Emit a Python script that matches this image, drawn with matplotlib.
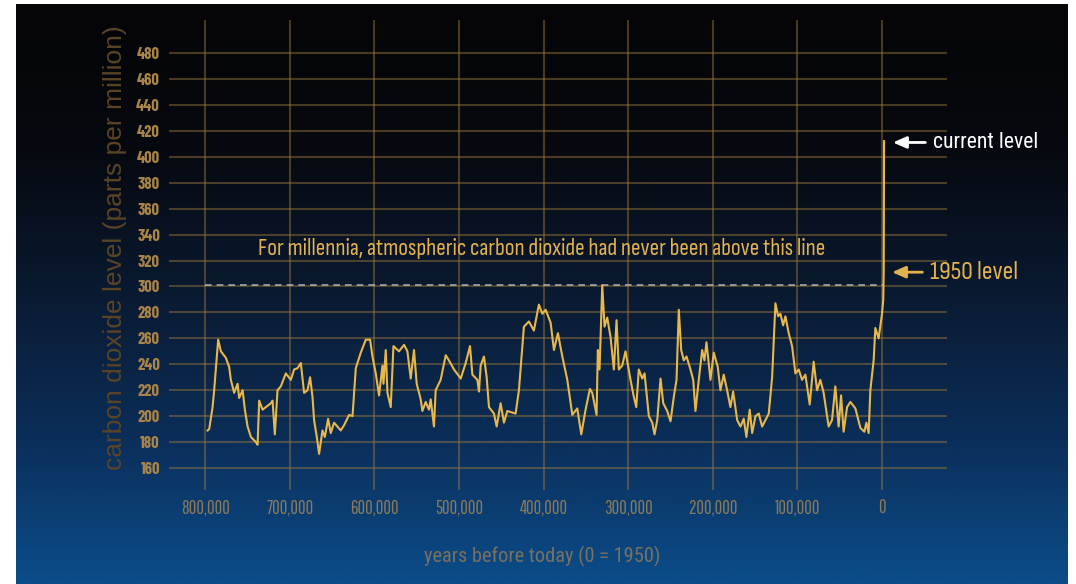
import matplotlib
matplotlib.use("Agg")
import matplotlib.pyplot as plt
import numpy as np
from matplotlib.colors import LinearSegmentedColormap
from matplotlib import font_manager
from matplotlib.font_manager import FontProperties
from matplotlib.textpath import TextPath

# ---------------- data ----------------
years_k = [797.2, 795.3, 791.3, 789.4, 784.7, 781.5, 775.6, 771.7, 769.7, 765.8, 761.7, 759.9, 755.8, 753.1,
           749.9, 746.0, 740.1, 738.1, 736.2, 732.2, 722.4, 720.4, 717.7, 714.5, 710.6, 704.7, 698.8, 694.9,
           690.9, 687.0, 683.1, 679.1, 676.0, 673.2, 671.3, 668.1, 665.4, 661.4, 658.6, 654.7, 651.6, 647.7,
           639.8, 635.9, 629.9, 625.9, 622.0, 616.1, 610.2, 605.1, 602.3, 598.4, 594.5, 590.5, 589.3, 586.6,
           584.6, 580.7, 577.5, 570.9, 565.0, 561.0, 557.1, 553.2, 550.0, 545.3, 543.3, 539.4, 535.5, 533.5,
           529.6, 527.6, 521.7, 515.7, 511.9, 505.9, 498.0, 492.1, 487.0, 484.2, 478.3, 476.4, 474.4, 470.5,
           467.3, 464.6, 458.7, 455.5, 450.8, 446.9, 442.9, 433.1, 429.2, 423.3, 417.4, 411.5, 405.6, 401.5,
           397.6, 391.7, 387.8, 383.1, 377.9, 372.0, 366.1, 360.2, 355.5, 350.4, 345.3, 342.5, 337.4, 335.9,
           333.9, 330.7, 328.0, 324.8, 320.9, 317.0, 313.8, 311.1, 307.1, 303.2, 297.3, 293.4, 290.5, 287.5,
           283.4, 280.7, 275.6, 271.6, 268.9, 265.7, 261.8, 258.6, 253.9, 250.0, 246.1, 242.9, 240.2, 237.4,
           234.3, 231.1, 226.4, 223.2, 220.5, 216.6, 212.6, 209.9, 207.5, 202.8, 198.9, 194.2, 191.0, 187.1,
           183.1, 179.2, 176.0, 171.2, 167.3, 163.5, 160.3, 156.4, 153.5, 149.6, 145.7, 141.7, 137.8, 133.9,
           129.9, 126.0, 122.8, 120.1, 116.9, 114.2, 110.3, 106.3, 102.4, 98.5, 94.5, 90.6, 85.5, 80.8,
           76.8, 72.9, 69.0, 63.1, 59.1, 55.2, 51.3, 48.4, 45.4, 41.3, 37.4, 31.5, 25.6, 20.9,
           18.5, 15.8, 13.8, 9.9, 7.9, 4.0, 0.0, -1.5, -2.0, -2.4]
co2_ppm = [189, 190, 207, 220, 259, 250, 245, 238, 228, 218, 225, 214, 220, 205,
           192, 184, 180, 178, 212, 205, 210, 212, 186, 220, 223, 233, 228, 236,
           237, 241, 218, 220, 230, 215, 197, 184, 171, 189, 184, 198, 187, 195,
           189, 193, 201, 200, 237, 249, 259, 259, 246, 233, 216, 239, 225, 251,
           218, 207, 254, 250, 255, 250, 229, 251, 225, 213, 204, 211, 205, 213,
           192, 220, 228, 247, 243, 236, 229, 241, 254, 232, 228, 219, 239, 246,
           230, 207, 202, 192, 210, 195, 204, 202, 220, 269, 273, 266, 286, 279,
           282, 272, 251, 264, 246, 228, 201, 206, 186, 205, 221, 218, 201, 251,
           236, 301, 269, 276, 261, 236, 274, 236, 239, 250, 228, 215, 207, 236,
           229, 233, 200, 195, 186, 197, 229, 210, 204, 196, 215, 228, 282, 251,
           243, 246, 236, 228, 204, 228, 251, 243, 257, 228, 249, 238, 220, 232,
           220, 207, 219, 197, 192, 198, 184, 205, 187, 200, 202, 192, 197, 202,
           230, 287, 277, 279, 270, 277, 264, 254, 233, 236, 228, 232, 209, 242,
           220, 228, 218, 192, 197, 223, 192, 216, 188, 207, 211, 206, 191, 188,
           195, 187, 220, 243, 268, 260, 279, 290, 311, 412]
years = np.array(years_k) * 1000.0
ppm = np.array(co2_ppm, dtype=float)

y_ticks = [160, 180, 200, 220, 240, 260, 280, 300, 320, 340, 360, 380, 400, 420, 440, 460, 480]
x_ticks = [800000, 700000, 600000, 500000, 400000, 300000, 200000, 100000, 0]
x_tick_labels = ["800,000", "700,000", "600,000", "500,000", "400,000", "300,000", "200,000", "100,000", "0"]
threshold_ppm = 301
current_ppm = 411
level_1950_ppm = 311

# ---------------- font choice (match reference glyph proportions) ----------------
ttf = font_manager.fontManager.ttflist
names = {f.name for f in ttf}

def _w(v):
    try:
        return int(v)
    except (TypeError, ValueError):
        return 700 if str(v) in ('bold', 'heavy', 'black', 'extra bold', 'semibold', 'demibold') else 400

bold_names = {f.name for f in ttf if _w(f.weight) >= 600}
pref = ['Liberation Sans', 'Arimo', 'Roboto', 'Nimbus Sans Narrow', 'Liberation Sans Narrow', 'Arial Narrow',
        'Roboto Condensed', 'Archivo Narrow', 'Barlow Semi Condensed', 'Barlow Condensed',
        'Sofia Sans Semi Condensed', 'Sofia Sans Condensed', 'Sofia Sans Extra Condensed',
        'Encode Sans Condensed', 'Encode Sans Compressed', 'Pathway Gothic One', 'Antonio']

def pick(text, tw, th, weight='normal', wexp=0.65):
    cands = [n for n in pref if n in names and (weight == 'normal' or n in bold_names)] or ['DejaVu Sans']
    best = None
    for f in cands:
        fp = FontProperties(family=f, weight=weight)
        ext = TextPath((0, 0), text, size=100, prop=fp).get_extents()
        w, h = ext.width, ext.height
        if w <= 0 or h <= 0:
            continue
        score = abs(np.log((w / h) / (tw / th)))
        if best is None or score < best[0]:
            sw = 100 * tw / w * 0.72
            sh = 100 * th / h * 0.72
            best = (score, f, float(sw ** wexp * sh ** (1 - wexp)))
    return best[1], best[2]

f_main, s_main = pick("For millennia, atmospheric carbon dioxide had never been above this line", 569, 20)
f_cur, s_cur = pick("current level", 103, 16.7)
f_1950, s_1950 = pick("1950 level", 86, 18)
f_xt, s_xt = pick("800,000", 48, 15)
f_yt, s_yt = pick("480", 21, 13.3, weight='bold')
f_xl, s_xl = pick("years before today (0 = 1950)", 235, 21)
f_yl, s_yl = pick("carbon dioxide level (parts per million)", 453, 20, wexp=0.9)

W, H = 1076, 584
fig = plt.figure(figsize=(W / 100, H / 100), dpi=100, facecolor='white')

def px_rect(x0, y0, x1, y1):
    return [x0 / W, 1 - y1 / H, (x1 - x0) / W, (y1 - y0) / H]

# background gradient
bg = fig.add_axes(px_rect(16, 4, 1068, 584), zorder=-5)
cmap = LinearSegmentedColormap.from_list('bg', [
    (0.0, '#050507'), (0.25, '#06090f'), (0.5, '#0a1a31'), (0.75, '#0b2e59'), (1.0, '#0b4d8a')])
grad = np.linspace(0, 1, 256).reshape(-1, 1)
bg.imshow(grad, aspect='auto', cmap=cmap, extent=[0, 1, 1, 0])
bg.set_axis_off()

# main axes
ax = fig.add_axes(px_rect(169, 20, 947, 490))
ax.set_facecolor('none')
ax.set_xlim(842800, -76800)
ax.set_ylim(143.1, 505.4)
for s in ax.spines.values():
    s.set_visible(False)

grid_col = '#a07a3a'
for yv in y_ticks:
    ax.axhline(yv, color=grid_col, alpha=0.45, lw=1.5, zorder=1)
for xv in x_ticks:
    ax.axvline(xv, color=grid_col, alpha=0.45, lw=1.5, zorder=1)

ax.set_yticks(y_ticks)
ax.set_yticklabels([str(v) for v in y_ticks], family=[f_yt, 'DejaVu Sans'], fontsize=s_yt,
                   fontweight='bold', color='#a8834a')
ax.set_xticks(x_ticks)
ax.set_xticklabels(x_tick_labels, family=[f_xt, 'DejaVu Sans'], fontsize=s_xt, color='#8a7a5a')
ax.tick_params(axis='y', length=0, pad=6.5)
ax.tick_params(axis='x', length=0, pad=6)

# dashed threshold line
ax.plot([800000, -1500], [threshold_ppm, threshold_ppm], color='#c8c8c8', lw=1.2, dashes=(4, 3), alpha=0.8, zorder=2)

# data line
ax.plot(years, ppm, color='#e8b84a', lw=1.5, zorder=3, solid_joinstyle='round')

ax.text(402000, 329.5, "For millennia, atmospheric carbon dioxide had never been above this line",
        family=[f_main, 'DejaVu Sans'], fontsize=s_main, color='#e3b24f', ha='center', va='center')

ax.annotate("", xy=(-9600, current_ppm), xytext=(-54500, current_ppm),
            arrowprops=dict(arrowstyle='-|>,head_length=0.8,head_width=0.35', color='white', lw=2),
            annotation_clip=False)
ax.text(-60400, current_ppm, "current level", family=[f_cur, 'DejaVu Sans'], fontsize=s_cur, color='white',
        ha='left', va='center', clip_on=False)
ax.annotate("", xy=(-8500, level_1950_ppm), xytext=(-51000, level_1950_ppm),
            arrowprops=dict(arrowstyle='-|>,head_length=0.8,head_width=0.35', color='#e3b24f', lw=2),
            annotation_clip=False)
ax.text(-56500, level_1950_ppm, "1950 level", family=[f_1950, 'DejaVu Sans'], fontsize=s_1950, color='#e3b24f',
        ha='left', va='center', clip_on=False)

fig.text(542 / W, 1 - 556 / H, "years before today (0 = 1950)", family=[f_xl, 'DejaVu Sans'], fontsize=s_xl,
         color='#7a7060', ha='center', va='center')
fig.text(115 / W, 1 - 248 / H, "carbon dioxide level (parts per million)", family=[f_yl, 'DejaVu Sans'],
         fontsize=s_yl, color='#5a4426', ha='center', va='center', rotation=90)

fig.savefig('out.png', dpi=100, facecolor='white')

**TASK DESCRIPTION:** Quote, exactly and only, the lines from the first line of the data above through the line containing "from matplotlib.textpath import TextPath". The pictures do not belong in it.

**CORRECT ANSWER:**
Emit a Python script that matches this image, drawn with matplotlib.
import matplotlib
matplotlib.use("Agg")
import matplotlib.pyplot as plt
import numpy as np
from matplotlib.colors import LinearSegmentedColormap
from matplotlib import font_manager
from matplotlib.font_manager import FontProperties
from matplotlib.textpath import TextPath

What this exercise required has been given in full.